介護キーマンインタビュー

合同会社桑岡
代表社員
内田美智子 さん

医療特化型サ高住を2棟運営。ほかの施設で断られた人の受け皿に。

内田美智子さん

会社の概要と、ご自身の経歴を教えて下さい。

2016年12月、49歳の時に合同会社桑岡を設立し、翌2017年3月に訪問看護事業をスタートしました。社名の「桑岡」は、私の旧姓です。現在はそれに加えて、訪問介護、福祉用具、そして2020年より「ナーシングケア」のブランドで、医療特化型のサービス付き高齢者向け住宅を、大阪市西成区と東大阪市で運営しています。居室数はそれぞれ30、35です。
 私は看護師として30年以上病院などで勤務してきました。介護については訪問診療の医師に同行して高齢者施設に行く程度で、知識や経験は殆どありませんでした。
そんな私が介護事業を始めようと思ったのは、母がパーキンソン病を患っており施設に入居したことが理由です。私は母の入居費用を捻出するための仕事に手いっぱいの状態で、なかなか面会に行くことができませんでした。そのことを母が非常に寂しがっていたことから「いつか自分で面倒を見られる施設を作ろう」と考えました。訪問看護を始めて3年後の2020年6月に念願だった第1号施設「ナーシングケアそら」を開設し、母も父も入居する運びとなりました。

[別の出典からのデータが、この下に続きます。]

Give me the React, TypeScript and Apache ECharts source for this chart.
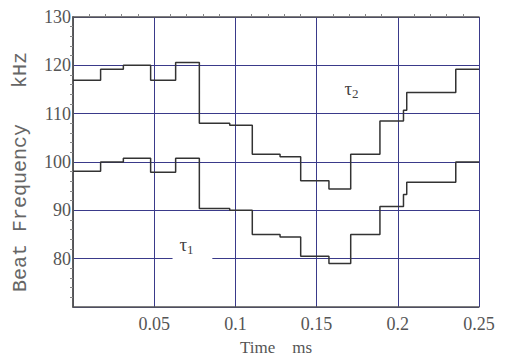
import React, { useEffect, useRef } from "react";
import * as echarts from "echarts";

// segment start times (ms) and step values (kHz)
const stepStarts = [0, 0.017, 0.031, 0.0478, 0.0632, 0.0778, 0.0965, 0.1104, 0.1275, 0.1402, 0.1576, 0.171, 0.189, 0.2035, 0.2055, 0.2357, 0.25];
const tau2Values = [116.9, 119.2, 120.0, 116.9, 120.6, 108.0, 107.6, 101.6, 101.1, 96.1, 94.4, 101.6, 108.5, 110.7, 114.4, 119.2, 119.2];
const tau1Values = [98.1, 100.0, 100.8, 97.9, 100.8, 90.4, 90.0, 85.0, 84.5, 80.5, 79.0, 85.0, 90.8, 93.3, 95.8, 100.0, 100.0];

const xTickLabels = ["0.05", "0.1", "0.15", "0.2", "0.25"];
const yTickLabels = ["80", "90", "100", "110", "120", "130"];
const yAxisTitle = "Beat Frequency   kHz";
const xAxisTitle = "Time    ms";

const tau1Label = { x: 0.0699, y: 83.0 };
const tau2Label = { x: 0.1715, y: 115.3 };
const gapSpan = [0.0613, 0.0858]; // gap in the 80 kHz grid line around τ1

export default function App() {
  const ref = useRef<HTMLDivElement>(null);
  useEffect(() => {
    if (!ref.current) return;
    const chart = echarts.init(ref.current, null, { renderer: "svg" });
    const gridColor = "#3a3a8a";
    const frameColor = "#555";
    const tickFont = { fontFamily: "Liberation Serif", fontSize: 18, color: "#555" };
    const pairs = (vals: number[]) => stepStarts.map((x, i) => [x, vals[i]]);
    chart.setOption({
      animation: false,
      backgroundColor: "#fff",
      grid: { left: 73, right: 26, top: 17, bottom: 50, containLabel: false, outerBoundsMode: "none" },
      xAxis: [
        {
          type: "value",
          min: 0,
          max: 0.25,
          interval: 0.05,
          name: xAxisTitle,
          nameLocation: "middle",
          nameGap: 32,
          nameTextStyle: { fontFamily: "Liberation Serif", fontSize: 17, color: "#555" },
          axisLine: { show: true, lineStyle: { color: frameColor, width: 1.5 } },
          axisTick: { show: false },
          axisLabel: {
            ...tickFont,
            margin: 8,
            formatter: (v: number) => {
              const idx = Math.round(v / 0.05) - 1;
              return idx >= 0 && idx < xTickLabels.length ? xTickLabels[idx] : "";
            },
          },
          splitLine: { show: true, lineStyle: { color: gridColor, width: 1 } },
        },
        {
          type: "value",
          position: "top",
          min: 0,
          max: 0.25,
          interval: 0.05,
          axisLine: { show: true, lineStyle: { color: frameColor, width: 1.5 } },
          axisTick: { show: false },
          minorTick: { show: true, splitNumber: 5, length: 3, inside: true, lineStyle: { color: "#888" } },
          axisLabel: { show: false },
          splitLine: { show: false },
        },
      ],
      yAxis: [
        {
          type: "value",
          min: 70,
          max: 130,
          interval: 10,
          axisLine: { show: true, lineStyle: { color: frameColor, width: 1.5 } },
          axisTick: { show: false },
          minorTick: { show: true, splitNumber: 5, length: 3, inside: true, lineStyle: { color: "#888" } },
          axisLabel: {
            ...tickFont,
            margin: 2,
            formatter: (v: number) => {
              const idx = Math.round((v - 80) / 10);
              return idx >= 0 && idx < yTickLabels.length ? yTickLabels[idx] : "";
            },
          },
          splitLine: { show: true, lineStyle: { color: gridColor, width: 1 } },
        },
        {
          type: "value",
          position: "right",
          min: 70,
          max: 130,
          interval: 10,
          axisLine: { show: true, lineStyle: { color: frameColor, width: 1.5 } },
          axisTick: { show: false },
          axisLabel: { show: false },
          splitLine: { show: false },
        },
      ],
      series: [
        {
          name: "τ2",
          type: "line",
          step: "end",
          data: pairs(tau2Values),
          showSymbol: false,
          lineStyle: { color: "#333", width: 1.5 },
          z: 5,
        },
        {
          name: "τ1",
          type: "line",
          step: "end",
          data: pairs(tau1Values),
          showSymbol: false,
          lineStyle: { color: "#333", width: 1.5 },
          z: 5,
        },
      ],
    });

    const g0 = chart.convertToPixel({ gridIndex: 0 }, [gapSpan[0], 80]) as number[];
    const g1 = chart.convertToPixel({ gridIndex: 0 }, [gapSpan[1], 80]) as number[];
    const t1 = chart.convertToPixel({ gridIndex: 0 }, [tau1Label.x, tau1Label.y]) as number[];
    const t2 = chart.convertToPixel({ gridIndex: 0 }, [tau2Label.x, tau2Label.y]) as number[];
    const tauStyle = (sub: string) => ({
      text: "{a|τ}{b|" + sub + "}",
      align: "center",
      verticalAlign: "middle",
      rich: {
        a: { fontFamily: "Liberation Serif", fontSize: 19, fill: "#444" },
        b: { fontFamily: "Liberation Serif", fontSize: 13, fill: "#444", padding: [10, 0, 0, 0] },
      },
    });
    chart.setOption({
      graphic: [
        {
          type: "rect",
          z: 3,
          shape: { x: g0[0], y: g0[1] - 2, width: g1[0] - g0[0], height: 4 },
          style: { fill: "#fff" },
        },
        { type: "text", z: 6, x: t1[0], y: t1[1], style: tauStyle("1") },
        { type: "text", z: 6, x: t2[0], y: t2[1], style: tauStyle("2") },
        {
          type: "text",
          z: 6,
          x: 20,
          y: 172,
          rotation: Math.PI / 2,
          style: {
            text: yAxisTitle,
            align: "center",
            verticalAlign: "middle",
            fontFamily: "Liberation Mono",
            fontSize: 20,
            fill: "#666",
          },
        },
      ],
    });
    return () => chart.dispose();
  }, []);
  return (
    <div
      ref={ref}
      style={{ position: "absolute", left: 0, top: 0, width: 505, height: 357 }}
    />
  );
}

介護や高齢者住宅運営について、重視していることやモットーなどを教えて下さい。

母が入居する場所を探していて多くの高齢者住宅・施設と話をしていて実感したのは、ほとんどが、入居前は「どのような方にも対応できる体制を構築していますので安心です」「最期までここで暮らせます」といっていても、実際には病状が進行し医療ニーズが高くなると、住み慣れた施設で居住を願っても「うちで面倒をみるのはもう無理なので、退去して下さい」と言われてしまう厳しい現実があることです。
 そうした経験もあり、「ナーシングケア」では、ほかの高齢者住宅・施設では医療ニーズが高い為に断られた人たちの受け皿になることを最大の目的にしています。実際にALS、パーキンソン病、HIV、腹膜透析、がん末期などの疾患を抱えた人が多く生活しています。「費用面での折り合いがつかない人以外は、私たちからは断ることがない」というのが会社の基本理念です。

医療依存度が高い人が多いということは、看取りにも力を入れているのですか。

2棟合計で65室と小規模で、開設して3年強という短い期間ですが、すでに多くのご利用者様を看取っています。ご本人やご家族が「病院で最期を迎えたい」と希望されない限りはホーム内で看取ることが多いです。よく「ホスピスのような施設ですか?」と聞かれるのですが、ホスピスですと、ガン末期の人など、特定の疾患を持った人専用の施設というイメージになってしまいますので、ホスピスという名称は使っていません。また、最近では最期の時間を過ごすためだけに入居をするというケースも少なくありません。入居者様とご家族様が安心、安全に過ごせるためのハード・ソフトを整えることに力を入れています。

貴重なお話、ありがとうございました。